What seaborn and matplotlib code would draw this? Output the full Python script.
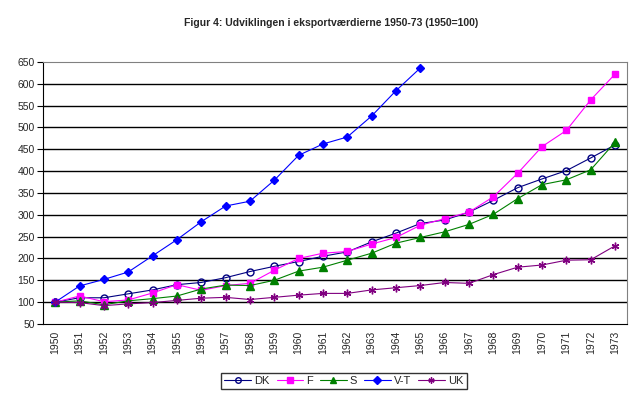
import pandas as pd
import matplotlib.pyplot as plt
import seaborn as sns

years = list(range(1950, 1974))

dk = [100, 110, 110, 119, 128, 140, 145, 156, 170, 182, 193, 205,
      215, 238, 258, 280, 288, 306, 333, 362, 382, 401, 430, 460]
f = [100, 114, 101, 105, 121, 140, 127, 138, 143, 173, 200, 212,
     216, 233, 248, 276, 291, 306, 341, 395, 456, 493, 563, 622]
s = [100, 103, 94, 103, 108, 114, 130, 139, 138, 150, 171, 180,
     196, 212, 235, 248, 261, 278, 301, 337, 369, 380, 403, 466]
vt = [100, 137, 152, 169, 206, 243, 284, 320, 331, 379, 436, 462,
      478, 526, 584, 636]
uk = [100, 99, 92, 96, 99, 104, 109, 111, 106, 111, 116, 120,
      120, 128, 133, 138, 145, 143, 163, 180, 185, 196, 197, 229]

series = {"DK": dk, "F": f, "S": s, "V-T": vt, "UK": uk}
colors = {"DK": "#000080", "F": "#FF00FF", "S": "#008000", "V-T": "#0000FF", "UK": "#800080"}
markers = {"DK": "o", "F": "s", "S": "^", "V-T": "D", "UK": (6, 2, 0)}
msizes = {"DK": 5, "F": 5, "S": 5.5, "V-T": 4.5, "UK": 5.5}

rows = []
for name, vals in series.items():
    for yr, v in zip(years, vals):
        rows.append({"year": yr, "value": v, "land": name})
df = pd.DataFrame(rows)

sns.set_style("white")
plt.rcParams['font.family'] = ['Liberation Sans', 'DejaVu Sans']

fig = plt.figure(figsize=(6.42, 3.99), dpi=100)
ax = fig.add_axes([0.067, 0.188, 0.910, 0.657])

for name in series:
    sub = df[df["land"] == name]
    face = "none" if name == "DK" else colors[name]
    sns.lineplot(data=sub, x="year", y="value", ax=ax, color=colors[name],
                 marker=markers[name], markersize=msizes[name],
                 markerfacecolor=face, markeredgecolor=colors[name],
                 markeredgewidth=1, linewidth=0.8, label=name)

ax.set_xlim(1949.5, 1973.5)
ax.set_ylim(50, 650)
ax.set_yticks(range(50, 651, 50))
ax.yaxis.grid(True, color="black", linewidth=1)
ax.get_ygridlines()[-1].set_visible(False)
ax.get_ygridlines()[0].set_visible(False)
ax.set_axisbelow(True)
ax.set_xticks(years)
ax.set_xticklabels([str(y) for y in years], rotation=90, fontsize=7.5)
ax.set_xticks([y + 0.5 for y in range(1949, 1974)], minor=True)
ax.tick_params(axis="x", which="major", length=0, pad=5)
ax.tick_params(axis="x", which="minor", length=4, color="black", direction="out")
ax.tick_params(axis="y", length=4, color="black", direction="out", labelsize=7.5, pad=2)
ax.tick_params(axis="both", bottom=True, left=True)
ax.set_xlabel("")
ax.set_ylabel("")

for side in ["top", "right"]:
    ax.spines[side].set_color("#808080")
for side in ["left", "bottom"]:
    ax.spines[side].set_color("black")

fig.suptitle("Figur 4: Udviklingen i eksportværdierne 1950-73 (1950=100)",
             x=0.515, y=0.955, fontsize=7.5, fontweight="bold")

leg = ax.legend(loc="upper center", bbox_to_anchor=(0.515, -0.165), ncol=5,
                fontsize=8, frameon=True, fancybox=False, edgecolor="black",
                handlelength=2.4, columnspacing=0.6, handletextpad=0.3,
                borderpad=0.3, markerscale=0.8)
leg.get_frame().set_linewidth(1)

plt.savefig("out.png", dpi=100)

------------------------------------------------------------------------

» SHORT EXERCISE
Keep the pictures out of the copy and return the rest of the data above exactly.

» WORKED ANSWER
What seaborn and matplotlib code would draw this? Output the full Python script.
import pandas as pd
import matplotlib.pyplot as plt
import seaborn as sns

years = list(range(1950, 1974))

dk = [100, 110, 110, 119, 128, 140, 145, 156, 170, 182, 193, 205,
      215, 238, 258, 280, 288, 306, 333, 362, 382, 401, 430, 460]
f = [100, 114, 101, 105, 121, 140, 127, 138, 143, 173, 200, 212,
     216, 233, 248, 276, 291, 306, 341, 395, 456, 493, 563, 622]
s = [100, 103, 94, 103, 108, 114, 130, 139, 138, 150, 171, 180,
     196, 212, 235, 248, 261, 278, 301, 337, 369, 380, 403, 466]
vt = [100, 137, 152, 169, 206, 243, 284, 320, 331, 379, 436, 462,
      478, 526, 584, 636]
uk = [100, 99, 92, 96, 99, 104, 109, 111, 106, 111, 116, 120,
      120, 128, 133, 138, 145, 143, 163, 180, 185, 196, 197, 229]

series = {"DK": dk, "F": f, "S": s, "V-T": vt, "UK": uk}
colors = {"DK": "#000080", "F": "#FF00FF", "S": "#008000", "V-T": "#0000FF", "UK": "#800080"}
markers = {"DK": "o", "F": "s", "S": "^", "V-T": "D", "UK": (6, 2, 0)}
msizes = {"DK": 5, "F": 5, "S": 5.5, "V-T": 4.5, "UK": 5.5}

rows = []
for name, vals in series.items():
    for yr, v in zip(years, vals):
        rows.append({"year": yr, "value": v, "land": name})
df = pd.DataFrame(rows)

sns.set_style("white")
plt.rcParams['font.family'] = ['Liberation Sans', 'DejaVu Sans']

fig = plt.figure(figsize=(6.42, 3.99), dpi=100)
ax = fig.add_axes([0.067, 0.188, 0.910, 0.657])

for name in series:
    sub = df[df["land"] == name]
    face = "none" if name == "DK" else colors[name]
    sns.lineplot(data=sub, x="year", y="value", ax=ax, color=colors[name],
                 marker=markers[name], markersize=msizes[name],
                 markerfacecolor=face, markeredgecolor=colors[name],
                 markeredgewidth=1, linewidth=0.8, label=name)

ax.set_xlim(1949.5, 1973.5)
ax.set_ylim(50, 650)
ax.set_yticks(range(50, 651, 50))
ax.yaxis.grid(True, color="black", linewidth=1)
ax.get_ygridlines()[-1].set_visible(False)
ax.get_ygridlines()[0].set_visible(False)
ax.set_axisbelow(True)
ax.set_xticks(years)
ax.set_xticklabels([str(y) for y in years], rotation=90, fontsize=7.5)
ax.set_xticks([y + 0.5 for y in range(1949, 1974)], minor=True)
ax.tick_params(axis="x", which="major", length=0, pad=5)
ax.tick_params(axis="x", which="minor", length=4, color="black", direction="out")
ax.tick_params(axis="y", length=4, color="black", direction="out", labelsize=7.5, pad=2)
ax.tick_params(axis="both", bottom=True, left=True)
ax.set_xlabel("")
ax.set_ylabel("")

for side in ["top", "right"]:
    ax.spines[side].set_color("#808080")
for side in ["left", "bottom"]:
    ax.spines[side].set_color("black")

fig.suptitle("Figur 4: Udviklingen i eksportværdierne 1950-73 (1950=100)",
             x=0.515, y=0.955, fontsize=7.5, fontweight="bold")

leg = ax.legend(loc="upper center", bbox_to_anchor=(0.515, -0.165), ncol=5,
                fontsize=8, frameon=True, fancybox=False, edgecolor="black",
                handlelength=2.4, columnspacing=0.6, handletextpad=0.3,
                borderpad=0.3, markerscale=0.8)
leg.get_frame().set_linewidth(1)

plt.savefig("out.png", dpi=100)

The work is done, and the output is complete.